The poorest nation in the Arab world struggles with high population growth, 40% unemployment and a persistent flow of refugees from Somalia. In the next decade, its 22 million citizens will compete for increasingly scarce water supplies, as aquifers are drilled, pumped and drained unsustainably.
This is a hybrid regime where modern Western-style institutions are grafted onto parallel, informal patronage networks. President Saleh's divide-and-rule strategy enables him to govern by proxy through tribal sheikhs, but dwindling oil reserves will severely limit the future capacity of the state. From the northern mountains, guerrilla fighters have mounted a four-year rebellion, bringing their recent incursions to the suburbs of the capital.
In July, the government declared an end to the war but thousands of displaced residents have yet to return home.

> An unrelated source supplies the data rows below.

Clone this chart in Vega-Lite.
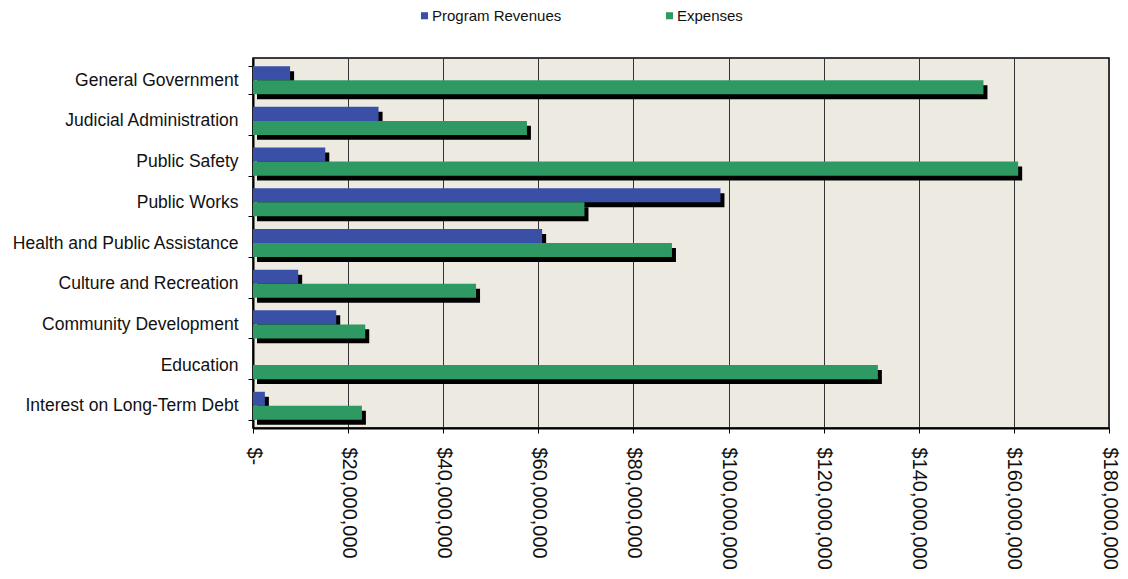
{
  "$schema": "https://vega.github.io/schema/vega-lite/v6.json",
  "autosize": {"type": "none"},
  "padding": {"left": 253, "top": 58, "right": 19, "bottom": 151},
  "width": 856,
  "height": 370,
  "background": "white",
  "config": {
    "view": {"fill": "#EDEAE1", "stroke": "black", "strokeWidth": 1.5},
    "font": "Liberation Sans"
  },
  "data": {
    "values": [
      {"category": "General Government", "series": "Program Revenues", "amount": 7800000},
      {"category": "General Government", "series": "Expenses", "amount": 153600000},
      {"category": "Judicial Administration", "series": "Program Revenues", "amount": 26400000},
      {"category": "Judicial Administration", "series": "Expenses", "amount": 57600000},
      {"category": "Public Safety", "series": "Program Revenues", "amount": 15200000},
      {"category": "Public Safety", "series": "Expenses", "amount": 160900000},
      {"category": "Public Works", "series": "Program Revenues", "amount": 98300000},
      {"category": "Public Works", "series": "Expenses", "amount": 69700000},
      {"category": "Health and Public Assistance", "series": "Program Revenues", "amount": 60800000},
      {"category": "Health and Public Assistance", "series": "Expenses", "amount": 88100000},
      {"category": "Culture and Recreation", "series": "Program Revenues", "amount": 9500000},
      {"category": "Culture and Recreation", "series": "Expenses", "amount": 46900000},
      {"category": "Community Development", "series": "Program Revenues", "amount": 17500000},
      {"category": "Community Development", "series": "Expenses", "amount": 23600000},
      {"category": "Education", "series": "Program Revenues", "amount": 0},
      {"category": "Education", "series": "Expenses", "amount": 131400000},
      {"category": "Interest on Long-Term Debt", "series": "Program Revenues", "amount": 2500000},
      {"category": "Interest on Long-Term Debt", "series": "Expenses", "amount": 22900000}
    ]
  },
  "encoding": {
    "y": {
      "field": "category",
      "type": "nominal",
      "sort": null,
      "scale": {"paddingInner": 0.31, "paddingOuter": 0.2},
      "axis": {
        "title": null,
        "tickBand": "extent",
        "tickSize": 5,
        "tickColor": "black",
        "domainColor": "black",
        "domainWidth": 2,
        "labelFontSize": 17.5,
        "labelColor": "#111",
        "labelPadding": 10,
        "labelLimit": 400
      }
    },
    "x": {
      "field": "amount",
      "type": "quantitative",
      "scale": {"domain": [0, 180000000], "nice": false},
      "axis": {
        "title": null,
        "values": [0, 20000000, 40000000, 60000000, 80000000, 100000000, 120000000, 140000000, 160000000, 180000000],
        "labelExpr": "datum.value == 0 ? '$-' : '$' + format(datum.value, ',')",
        "labelAngle": 90,
        "labelAlign": "left",
        "labelBaseline": "middle",
        "labelFontSize": 20,
        "labelColor": "#111",
        "labelPadding": 14,
        "tickSize": 5,
        "tickColor": "black",
        "domainColor": "black",
        "domainWidth": 2,
        "grid": true,
        "gridColor": "#333",
        "gridWidth": 1,
        "gridOpacity": 1
      }
    }
  },
  "resolve": {"scale": {"yOffset": "independent"}},
  "layer": [
    {
      "mark": {"type": "bar", "color": "black", "xOffset": 4, "x2Offset": 4},
      "encoding": {
        "yOffset": {
          "field": "series",
          "type": "nominal",
          "sort": ["Program Revenues", "Expenses"],
          "scale": {"range": [5, 33]}
        }
      }
    },
    {
      "mark": {"type": "bar"},
      "encoding": {
        "yOffset": {
          "field": "series",
          "type": "nominal",
          "sort": ["Program Revenues", "Expenses"]
        },
        "color": {
          "field": "series",
          "type": "nominal",
          "sort": ["Program Revenues", "Expenses"],
          "scale": {"domain": ["Program Revenues", "Expenses"], "range": ["#3A50A6", "#2F9964"]},
          "legend": {
            "title": null,
            "orient": "none",
            "legendX": 164,
            "legendY": -50,
            "direction": "horizontal",
            "symbolType": "square",
            "symbolSize": 50,
            "symbolStrokeWidth": 0,
            "labelFontSize": 15,
            "labelColor": "#111",
            "labelOffset": 0,
            "columnPadding": 100
          }
        }
      }
    }
  ]
}
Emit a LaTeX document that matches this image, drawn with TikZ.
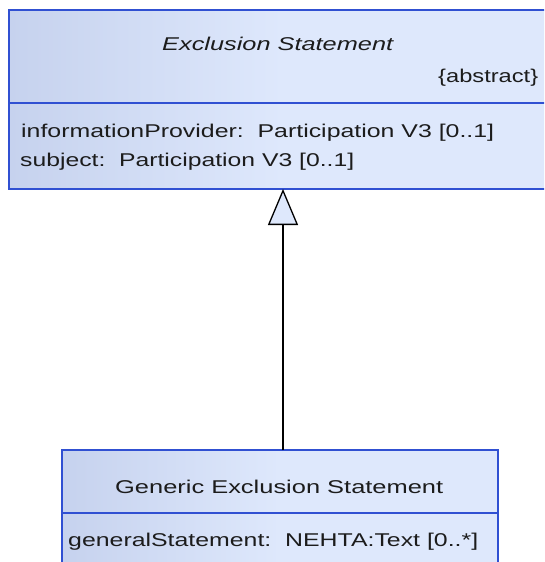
\documentclass[tikz,border=0pt]{standalone}
\usepackage{fontspec}
\setmainfont{Liberation Sans}
\usetikzlibrary{arrows.meta}
\definecolor{boxdark}{RGB}{198,210,238}
\definecolor{boxlight}{RGB}{222,232,252}
\definecolor{boxborder}{RGB}{48,80,210}
\definecolor{txt}{RGB}{28,28,28}
\newcommand{\fitto}[2]{\resizebox{#1}{\height}{#2}}
\tikzset{
  classbox/.style={draw=boxborder, line width=1.7pt, left color=boxdark, right color=boxlight, middle color=boxlight, inner sep=0pt, outer sep=0pt},
  divider/.style={draw=boxborder, line width=1.7pt},
  lbl/.style={anchor=base west, inner sep=0pt, text=txt, font=\fontsize{18.5}{21}\selectfont},
  gen/.style={draw=black, line width=1.5pt, -{Triangle[length=36pt, width=30pt, fill=boxlight, line width=1.3pt]}}
}
\begin{document}
\begin{tikzpicture}[x=1pt, y=-1pt]
\useasboundingbox (0,0) rectangle (544,562);
\clip (0,0) rectangle (544,562);
\fill[white] (0,0) rectangle (544,562);
% Exclusion Statement class
\node[classbox, minimum width=548pt, minimum height=179pt] (excl) at (283,99.5) {};
\draw[divider] (excl.west |- 0,103) -- (excl.east |- 0,103);
\node[lbl, font=\fontsize{18.5}{21}\selectfont\itshape] (exT) at (162,50) {\fitto{231pt}{Exclusion Statement}};
\node[lbl] (exA) at (438,82) {\fitto{100pt}{\{abstract\}}};
\node[lbl] (exP1) at (21,137) {\fitto{473pt}{informationProvider:\ \ Participation V3 [0..1]}};
\node[lbl] (exP2) at (20,166) {\fitto{334pt}{subject:\ \ Participation V3 [0..1]}};
% Generic Exclusion Statement class
\node[classbox, minimum width=436pt, minimum height=124pt] (gen) at (280,512) {};
\draw[divider] (gen.west |- 0,513) -- (gen.east |- 0,513);
\node[lbl] (genT) at (115,493) {\fitto{328pt}{Generic Exclusion Statement}};
\node[lbl] (genP1) at (68,546) {\fitto{410pt}{generalStatement:\ \ NEHTA:Text [0..*]}};
% generalization
\draw[gen] (excl.south |- gen.north) -- (excl.south);
\end{tikzpicture}
\end{document}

In the south, complaints of discrimination revive the fault-lines underpinning the 1990 unification between the Yemen Arab Republic (North Yemen) and the People's Democratic Republic of Yemen (South Yemen). And Yemen's regime has become a target of terrorism, from a new generation of al-Qaeda inspired Salafi jihadis who oppose President Saleh's co-operation with the United States. President Saleh has now survived three decades at the top.
He will be 70 at the time of the next election - in 2013 - when his country is expected to attempt a peaceful transition of power. Ginny Hill examines the growing social and political pressures in this strategic Arabian Peninsula state that borders Saudi Arabia and controls the Bab al-Mandab strait, one of the busiest shipping lanes in the world.